Last week the main ‘market mover’, just as anticipated, took place on the 6th of August during the so called ‘Super Thursday’ when for the first time Bank of England has combined many releases into one announcement. On this day it has reached the level of over 1.56 to move down below 1.55 and close the day slightly above that level. On Friday it has continued it's depreciation.


The GBP/USD has closed the week at around 1.5490, that's below the psychological level of 1.55. But more importantly in reaction to the Super Thursday announcements the GBP/USD has broken it's upward trend line and formed a large bearish daily candle which encompassed the previous bullish one forming an outside bar.
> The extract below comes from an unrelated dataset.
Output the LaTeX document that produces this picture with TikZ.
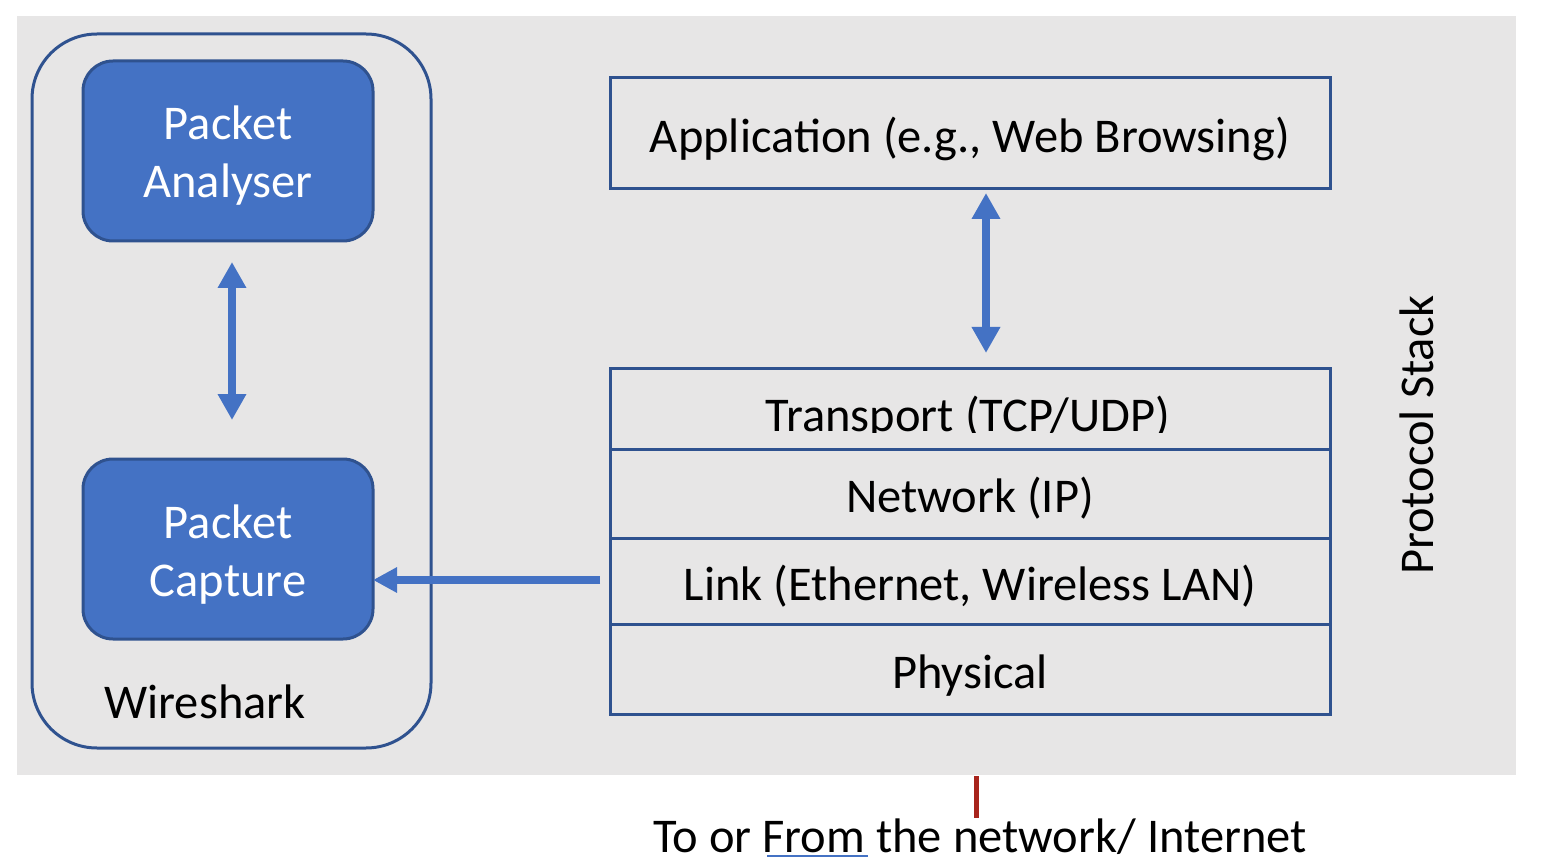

This is quite a strong signal for a potential turnaround of the trend.


The GBP/USD has followed the uptrend since April 2015. However, this close below the trend line in daily and weekly intervals provides a strong signal for a downward trend to begin.

Conclusions

The information released on ‘Super Thursday’ could be in line with the BoE’s objective to weaken the pound. As the low inflation rate is the main concern with the decline in energy prices having a large impact. A weaker pound would mean that the drop in energy prices would be less severe. Additionally the rise in prices of imported goods could push inflation higher. Furthermore, a weaker pound should give a boost to exports even thought the global economy is still lagging behind.

Due to the latest inflation data and forecast releases and the announced dovish monetary policy stance, the break of the uptrend seems to be certain. A comeback to the uptrend is still possible, but much less likely. The turnaround from upward to downward trend seems to be taking place and with the US rate hike on the horizon it seems to be the prevailing direction in the upcoming months.